RNNs start with a zero hidden state, so the first N predictions are unreliable because the network hasn't "warmed up" yet. The n_skip parameter excludes the first N timesteps from the loss computation, so the model isn't penalized for the transient warmup period.

Key parameters:

rnn_type='lstm': use an LSTM cell (alternatives: 'gru', 'rnn')
n_skip=50: exclude the first 50 timesteps from the loss
hidden_size=40: 40 hidden units in the LSTM layer
metrics=[fun_rmse]: track root mean squared error during training

In [ ]:

Copied!

lrn = RNNLearner(dls, rnn_type='lstm', n_skip=50, hidden_size=40, metrics=[fun_rmse])
lrn.show_batch(max_n=4)
lrn = RNNLearner(dls, rnn_type='lstm', n_skip=50, hidden_size=40, metrics=[fun_rmse])
lrn.show_batch(max_n=4)

In [ ]:

Copied!

lrn.fit_flat_cos(n_epoch=10, lr=3e-3)
lrn.fit_flat_cos(n_epoch=10, lr=3e-3)

Visualize Results¶

show_results overlays the model's predictions against the true output on validation windows. The model has never seen these windows during training.

In [ ]:

Copied!

lrn.show_results(max_n=3)
lrn.show_results(max_n=3)

Evaluating on the Validation Set¶

validate() runs the model on the validation set and returns a tuple of (loss, {metric_name: value}). You can pass a different DataLoader via dl= to evaluate on other splits (e.g., lrn.validate(dl=dls.test)).

In [ ]:

Copied!

val_loss, val_metrics = lrn.validate()
print(f"Validation loss: {val_loss}")
print(f"Validation metrics: {val_metrics}")
val_loss, val_metrics = lrn.validate()
print(f"Validation loss: {val_loss}")
print(f"Validation metrics: {val_metrics}")

Getting Predictions¶

get_preds returns a tuple of (predictions, targets) as tensors. This is useful for custom analysis, plotting, or computing metrics that aren't built into tsfast.

In [ ]:

Copied!

preds, targs = lrn.get_preds(ds_idx=1)
print(f"Predictions shape: {preds.shape}")
print(f"Targets shape: {targs.shape}")
preds, targs = lrn.get_preds(ds_idx=1)
print(f"Predictions shape: {preds.shape}")
print(f"Targets shape: {targs.shape}")

Training on a Different Dataset¶

The same workflow applies to any benchmark dataset. Here we train on the Wiener-Hammerstein benchmark, which models a different nonlinear dynamic system. The only change is the DataLoader factory function -- the model architecture and training loop are identical.

In [ ]:

Copied!

dls_wh = create_dls_wh()
lrn_wh = RNNLearner(dls_wh, rnn_type='lstm', n_skip=50, hidden_size=40, metrics=[fun_rmse])
lrn_wh.fit_flat_cos(n_epoch=10, lr=3e-3)
dls_wh = create_dls_wh()
lrn_wh = RNNLearner(dls_wh, rnn_type='lstm', n_skip=50, hidden_size=40, metrics=[fun_rmse])
lrn_wh.fit_flat_cos(n_epoch=10, lr=3e-3)

In [ ]:

Copied!

lrn_wh.show_results(max_n=3)
lrn_wh.show_results(max_n=3)

Using Your Model: InferenceWrapper¶

After training, you often want to run inference with numpy arrays -- for example, in a deployment pipeline or when integrating with scipy/control toolboxes.

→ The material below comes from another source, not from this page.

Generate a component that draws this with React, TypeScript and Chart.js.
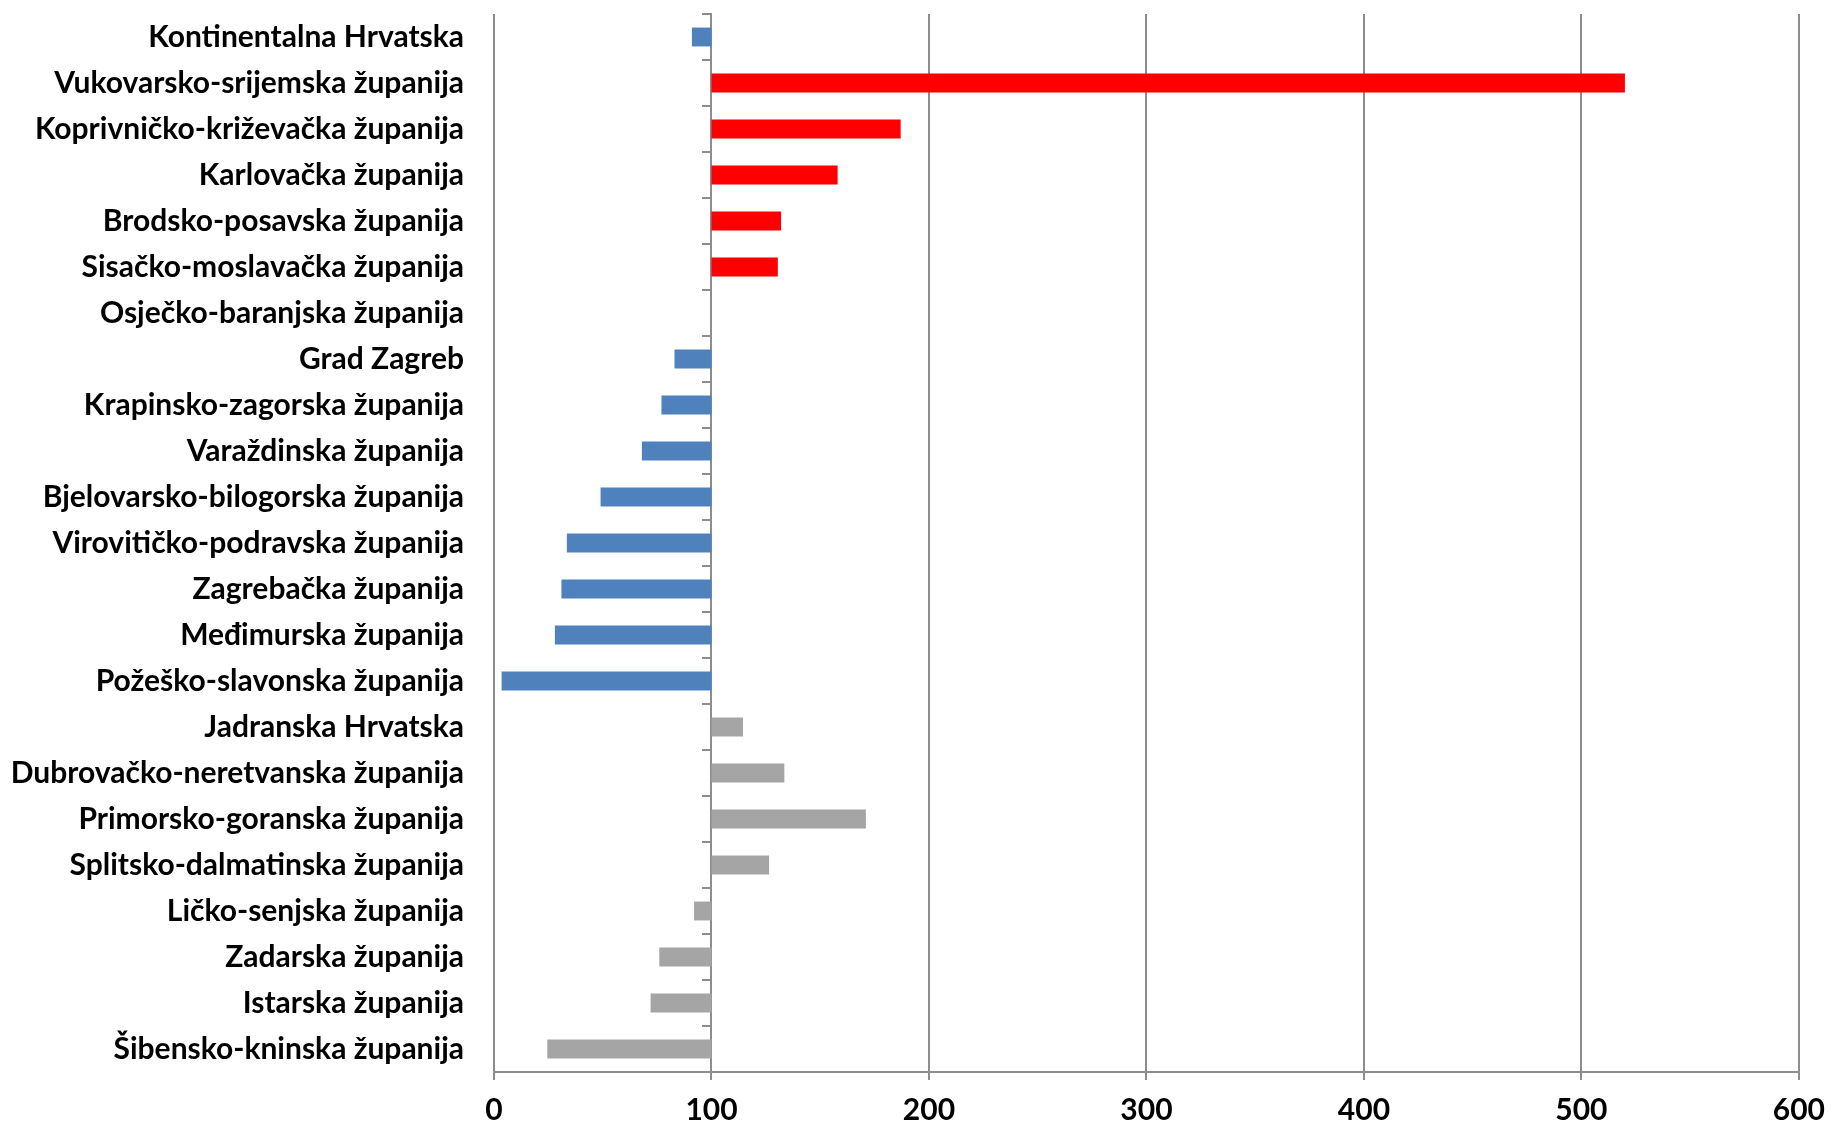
import React, { useEffect, useRef } from "react";
import { Chart, registerables } from "chart.js";

Chart.register(...registerables);

const categories: string[] = [
  "Kontinentalna Hrvatska",
  "Vukovarsko-srijemska županija",
  "Koprivničko-križevačka županija",
  "Karlovačka županija",
  "Brodsko-posavska županija",
  "Sisačko-moslavačka županija",
  "Osječko-baranjska županija",
  "Grad Zagreb",
  "Krapinsko-zagorska županija",
  "Varaždinska županija",
  "Bjelovarsko-bilogorska županija",
  "Virovitičko-podravska županija",
  "Zagrebačka županija",
  "Međimurska županija",
  "Požeško-slavonska županija",
  "Jadranska Hrvatska",
  "Dubrovačko-neretvanska županija",
  "Primorsko-goranska županija",
  "Splitsko-dalmatinska županija",
  "Ličko-senjska županija",
  "Zadarska županija",
  "Istarska županija",
  "Šibensko-kninska županija",
];

const values: number[] = [
  91, 520, 187, 158, 132, 130.5, 100, 83, 77, 68, 49, 33.5, 31, 28, 3.5,
  114.5, 133.5, 171, 126.5, 92, 76, 72, 24.5,
];

// colour group per category: k = continental (blue), r = highlighted (red), a = adriatic (grey)
const groups: string[] = [
  "k", "r", "r", "r", "r", "r", "k", "k", "k", "k", "k", "k", "k", "k", "k",
  "a", "a", "a", "a", "a", "a", "a", "a",
];

const baseline = 100;
const xTicks: number[] = [0, 100, 200, 300, 400, 500, 600];

const groupColors: Record<string, string> = {
  k: "#4F81BD",
  r: "#FF0000",
  a: "#A5A5A5",
};

export default function App() {
  const ref = useRef<HTMLCanvasElement | null>(null);

  useEffect(() => {
    if (!ref.current) return;
    const font = { family: "Lato, 'DejaVu Sans Condensed', sans-serif", size: 30, weight: "bold" as const };
    const chart = new Chart(ref.current, {
      type: "bar",
      data: {
        labels: categories,
        datasets: [
          {
            data: values.map((v) => [baseline, v]) as any,
            backgroundColor: groups.map((g) => groupColors[g]),
            borderWidth: 0,
            categoryPercentage: 1,
            barPercentage: 0.41,
            yAxisID: "y",
          },
        ],
      },
      options: {
        indexAxis: "y",
        animation: false,
        responsive: true,
        maintainAspectRatio: false,
        layout: { padding: { top: 14, right: 29, bottom: 0, left: 0 } },
        plugins: { legend: { display: false }, tooltip: { enabled: false } },
        scales: {
          x: {
            type: "linear",
            min: 0,
            max: 600,
            afterBuildTicks: (s: any) => {
              s.ticks = xTicks.map((v) => ({ value: v }));
            },
            afterFit: (s: any) => {
              s.height = 54;
            },
            grid: { color: "#8C8C8C", lineWidth: 2, tickLength: 8, drawTicks: true },
            border: { display: true, color: "#8C8C8C", width: 2 },
            ticks: { color: "#000", font, padding: 12, maxRotation: 0 },
          },
          y: {
            type: "category",
            position: "left",
            afterFit: (s: any) => {
              s.width = 494;
              s.paddingTop = 0;
              s.paddingBottom = 0;
            },
            grid: { display: false, drawTicks: true, tickLength: 30 },
            border: { display: false },
            ticks: { color: "#000", font, padding: 0, autoSkip: false },
          },
          y2: {
            type: "category",
            position: { x: baseline } as any,
            grid: { display: true, drawOnChartArea: false, offset: true, color: "#8C8C8C", lineWidth: 2, tickLength: 8 },
            border: { display: true, color: "#8C8C8C", width: 2 },
            ticks: { display: false },
          },
        },
      },
    });
    return () => chart.destroy();
  }, []);

  return (
    <div style={{ position: "fixed", left: 0, top: 0, width: 1837, height: 1126, background: "#fff" }}>
      <canvas ref={ref} />
    </div>
  );
}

InferenceWrapper handles the full pipeline automatically:

Converts numpy input to a PyTorch tensor
Applies the same input normalization used during training
Runs the model forward pass
Converts the output back to a numpy array

In [ ]:

Copied!





wrapper = InferenceWrapper(lrn)

xb, yb = dls.valid.one_batch()
np_input = xb.cpu().numpy()

y_pred = wrapper.inference(np_input)
print(f"Input shape:  {np_input.shape}")
print(f"Output shape: {y_pred.shape}")
wrapper = InferenceWrapper(lrn)

xb, yb = dls.valid.one_batch()
np_input = xb.cpu().numpy()

y_pred = wrapper.inference(np_input)
print(f"Input shape:  {np_input.shape}")
print(f"Output shape: {y_pred.shape}")

Key Takeaways¶

Simulation models predict output from input alone (no output feedback). The model must learn the full system dynamics from the excitation signal u(t).
n_skip handles the RNN warmup transient by excluding early timesteps from the loss, so the model isn't penalized while its hidden state initializes.
ds_idx selects which data split to evaluate: 0 = train, 1 = valid, 2+ = test sets from the benchmark.
InferenceWrapper provides numpy-in / numpy-out inference with automatic normalization, making it easy to use trained models outside of the training loop.